Wow - thanks for posting that link.
Ichneumonwasp has made several recent comments suggesting that Pixy's SRIP is actually some kind of (re-)definition of consciousness and that made me start looking further afield trying to find the source.
No, he didn't say that. It's no
re-definition. It is what people mean when they talk of consciousness, or at least, at the core of what they mean. What it is, is an
operational definition rather than a behavioural one.
I agree with many (if not all) of FUWR's (and others') criticisms of Pixy's posting/argument style. It's not realistic to expect newcomers to these forums (consciousness threads in particular) to have read everything that has come before, including all earlier threads where someone (Pixy for example) may have posted, and so there needs to be some repetition of key information or links back to the more important parts of "history".
My advice is to read
Godel, Escher, Bach. If you're a programmer (except apparently for Westprog), you'll alrady understand. If you're not a programmer, there is a huge amount of groundwork to establish first.

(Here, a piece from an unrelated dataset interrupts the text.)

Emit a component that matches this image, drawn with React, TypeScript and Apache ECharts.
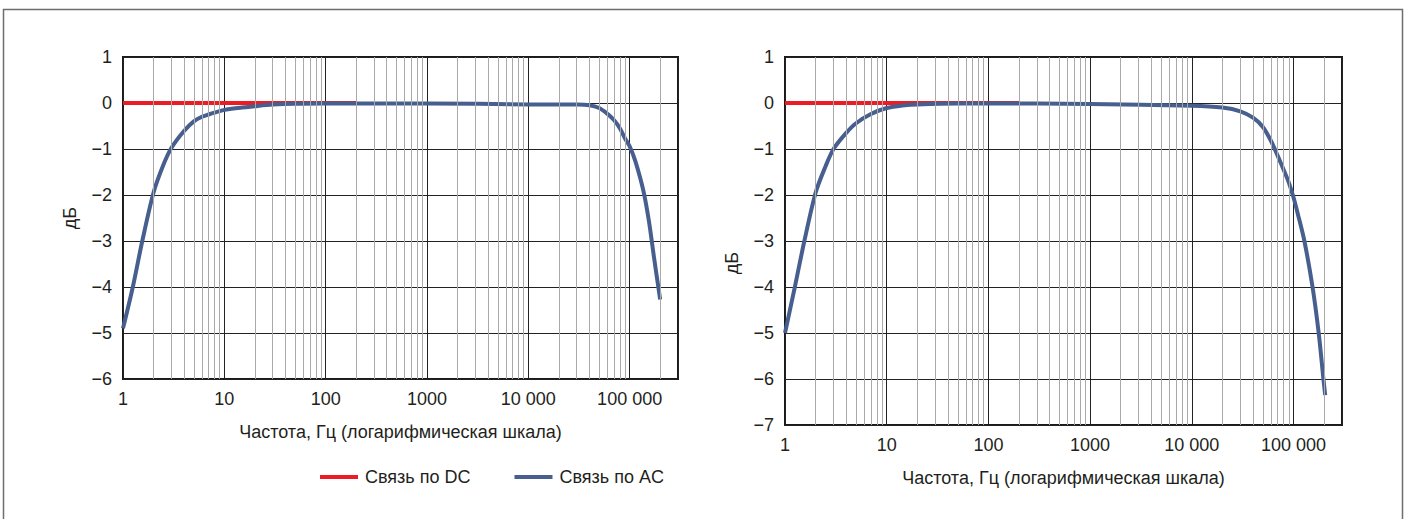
import React, { useEffect, useRef } from 'react';
import * as echarts from 'echarts';

// ---- data ----
const dcFreq = [1, 200];
const dcDb = [0, 0];

const leftAcFreq = [1, 1.25, 1.55, 2, 2.5, 3, 4, 5, 6, 7, 8, 10, 15, 20, 30, 50, 100, 1000, 10000, 30000, 40000, 50000, 60000, 70000, 80000, 90000, 100000, 114000, 137000, 155000, 174000, 200000];
const leftAcDb = [-4.9, -4.0, -3.0, -1.95, -1.35, -0.98, -0.61, -0.4, -0.3, -0.25, -0.21, -0.15, -0.1, -0.07, -0.035, -0.015, -0.01, -0.01, -0.03, -0.035, -0.05, -0.11, -0.23, -0.37, -0.55, -0.77, -0.94, -1.27, -1.92, -2.57, -3.36, -4.27];

const rightAcFreq = [1, 1.25, 1.55, 2, 2.5, 3, 4, 5, 7, 10, 15, 20, 50, 100, 1000, 10000, 20000, 30000, 40000, 50000, 60000, 70000, 80000, 90000, 100000, 110000, 128000, 154000, 177000, 197000, 205000];
const rightAcDb = [-5.0, -4.0, -3.0, -1.95, -1.38, -1.0, -0.65, -0.44, -0.24, -0.11, -0.05, -0.03, -0.01, -0.01, -0.02, -0.06, -0.1, -0.18, -0.32, -0.52, -0.82, -1.15, -1.45, -1.73, -2.05, -2.4, -3.0, -4.0, -5.0, -6.0, -6.35];

const xTickValues = [1, 10, 100, 1000, 10000, 100000];
const xTickLabels = ['1', '10', '100', '1000', '10 000', '100 000'];
const decades = [1, 10, 100, 1000, 10000, 100000];
const minorSteps = [2, 3, 4, 5, 6, 7, 8, 9];

const seriesNames = ['Связь по DC', 'Связь по AC'];
const xName = 'Частота, Гц (логарифмическая шкала)';
const yName = 'дБ';

const RED = '#ed1c24';
const BLUE = '#475f8e';
const TEXT = '#231f20';
const FONT = 'Liberation Sans, Arial, sans-serif';

const minorGrid: number[] = [];
decades.forEach((d) => minorSteps.forEach((k) => { if (k * d <= 200000) minorGrid.push(k * d); }));

const fmtX = (v: number) => {
  const i = xTickValues.findIndex((t) => Math.abs(t - v) / t < 1e-6);
  return i >= 0 ? xTickLabels[i] : '';
};
const fmtY = (v: number) => (v < 0 ? '\u2212' + Math.abs(v) : String(v));

const toPairs = (xs: number[], ys: number[]) => xs.map((x, i) => [x, ys[i]]);

function xAxisCfg(gridIndex: number) {
  return {
    type: 'log', logBase: 10, gridIndex, min: 1, max: 300000,
    axisLine: { show: false }, axisTick: { show: false },
    axisLabel: { formatter: fmtX, margin: 11, color: TEXT, fontSize: 18, fontFamily: FONT, interval: 0 },
    splitLine: { show: true, lineStyle: { color: '#222', width: 1 } },
    name: xName, nameLocation: 'middle', nameGap: 44,
    nameTextStyle: { color: TEXT, fontSize: 18, fontFamily: FONT },
  };
}

function yAxisCfg(gridIndex: number, min: number, padRight: number) {
  return {
    type: 'value', gridIndex, min, max: 1, interval: 1,
    axisLine: { show: false }, axisTick: { show: false },
    axisLabel: { formatter: fmtY, margin: 11, color: TEXT, fontSize: 18, fontFamily: FONT },
    splitLine: { show: true, lineStyle: { color: '#222', width: 1 } },
    name: yName, nameLocation: 'middle', nameGap: 44,
    nameTextStyle: { color: TEXT, fontSize: 18, fontFamily: FONT, padding: [0, padRight, 0, 0] },
  };
}

function seriesFor(i: number, acF: number[], acD: number[]) {
  return [
    {
      type: 'line', xAxisIndex: i, yAxisIndex: i, data: [], silent: true, z: 1,
      markLine: {
        silent: true, symbol: ['none', 'none'], label: { show: false },
        lineStyle: { color: '#a9a9a9', width: 1, type: 'solid' },
        emphasis: { disabled: true },
        data: minorGrid.map((v) => ({ xAxis: v })),
      },
    },
    {
      type: 'line', name: seriesNames[0], xAxisIndex: i, yAxisIndex: i, z: 2,
      data: toPairs(dcFreq, dcDb), showSymbol: false, symbol: 'none',
      lineStyle: { color: RED, width: 4 }, itemStyle: { color: RED },
    },
    {
      type: 'line', name: seriesNames[1], xAxisIndex: i, yAxisIndex: i, z: 3,
      data: toPairs(acF, acD), showSymbol: false, symbol: 'none', smooth: 0.3,
      lineStyle: { color: BLUE, width: 4 }, itemStyle: { color: BLUE },
    },
  ];
}

export default function App() {
  const ref = useRef<HTMLDivElement>(null);
  useEffect(() => {
    if (!ref.current) return;
    const chart = echarts.init(ref.current, null, { renderer: 'svg' });
    chart.setOption({
      animation: false,
      backgroundColor: '#ffffff',
      textStyle: { fontFamily: FONT },
      graphic: [
        {
          type: 'rect', silent: true, z: -1,
          shape: { x: 3.5, y: 9.5, width: 1399, height: 540 },
          style: { fill: 'none', stroke: '#6d6e71', lineWidth: 1.5 },
        },
      ],
      legend: {
        data: seriesNames, left: 315, top: 463, icon: 'rect', itemWidth: 38, itemHeight: 4,
        itemGap: 44, textStyle: { color: TEXT, fontSize: 18, fontFamily: FONT, padding: [0, 0, 0, 2] },
        selectedMode: false,
      },
      grid: [
        { left: 123, top: 57, width: 555, height: 322, show: true, borderColor: '#1a1a1a', borderWidth: 2, containLabel: false },
        { left: 785, top: 57, width: 557, height: 368, show: true, borderColor: '#1a1a1a', borderWidth: 2, containLabel: false },
      ],
      xAxis: [xAxisCfg(0), xAxisCfg(1)],
      yAxis: [yAxisCfg(0, -6, 0), yAxisCfg(1, -7, 44)],
      series: [...seriesFor(0, leftAcFreq, leftAcDb), ...seriesFor(1, rightAcFreq, rightAcDb)],
    });
    return () => chart.dispose();
  }, []);
  return <div ref={ref} style={{ position: 'fixed', left: 0, top: 0, width: 1407, height: 519 }} />;
}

Godel, Escher, Bach establishes that groundwork in a way that is accessible to the layman.
If you read this Pixy, you may believe your meaning is clear when you repetitively and baldly post something like "Conscious is Self-Referential Information Processing" but in my opinion it is not. To me (at least for the first few readings) it sounded like some kind of strident conclusion without any real argument to back it up, but now I see that you are simply repeating the definition you have chosen to use (X years ago?). Do you have a pointer to where you first gave (and perhaps argued for?) this definition?
Probably around 2002 or 2003, and those posts have probably been purged by now (a lot of the old posts got purged a few years back).
Mind you, I have explained this literally
hundreds of times, right here in the R&P section. Malerin, AkuManiMani, Westprog and the rest of the gang have all seen it dozens of times, though they still invariably fail to address what I've actually said. The people who accept computationalism accept my definition, at least as a starting point for further development; the people who don't accept computationalism never raise coherent or apposite objections, so I get tired of restating my position and explaining their errors.
Actually, Rocketdodger had a thread that covered it in more detail than I ever have, so it might be best to look for those.
I have to add (again, for the multiple-hundredth time) that this is not
my definition, and I doubt even the wording originated with me. It is a distillation of what people mean when they say consciousness, via the fields of computer science and neuroscience, principally through the writings of Daniel Dennett and Douglas Hofstadter.